7) What I want to underscore here is honesty and sincerity in what we do, because sincerity and honesty are virtues in and of themselves. Too often, as Muslims, because we do not want to run afoul of prevailing popular opinions or certain social conventions, we sacrifice honesty and sincerity, or at least we allow ourselves to exist in a haze of moral confusion without taking the trouble of thinking about what being a Muslim is quintessentially about. If Islam is not quintessentially about honesty, integrity and sincerity, then I don't know what Islam is. I have complete respect for a woman who wears the hijab with absolute purposefulness and with honesty and integrity, and I will defend her right to do so to my last breath. And I also have complete respect for a woman who does not wear the hijab with absolute purposefulness and with honesty and integrity, and I will defend her right to do so to my last breath.

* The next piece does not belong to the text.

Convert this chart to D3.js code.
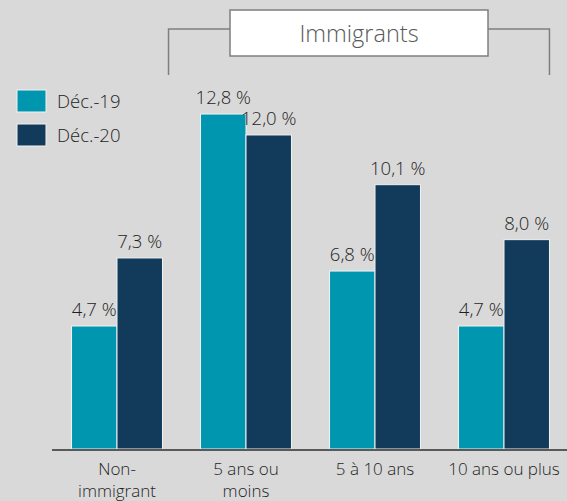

In either case, it is critical to remember that the only judge of intentions, regardless of how they appear to imperfect people such as myself, is the All-Knowing God, the Ever-More Gracious, Merciful, Compassionate and Forgiving, and the very embodiment of the perfect balance and justice. I say all of this ever more conscious that only Allah knows best what is correct and true. May God forgive all of us our misdeeds and misjudgments and accept us in the most majestic divine grace. May the remaining of your Ramadan be truly blessed and please remember to pray for me. May Allah accept.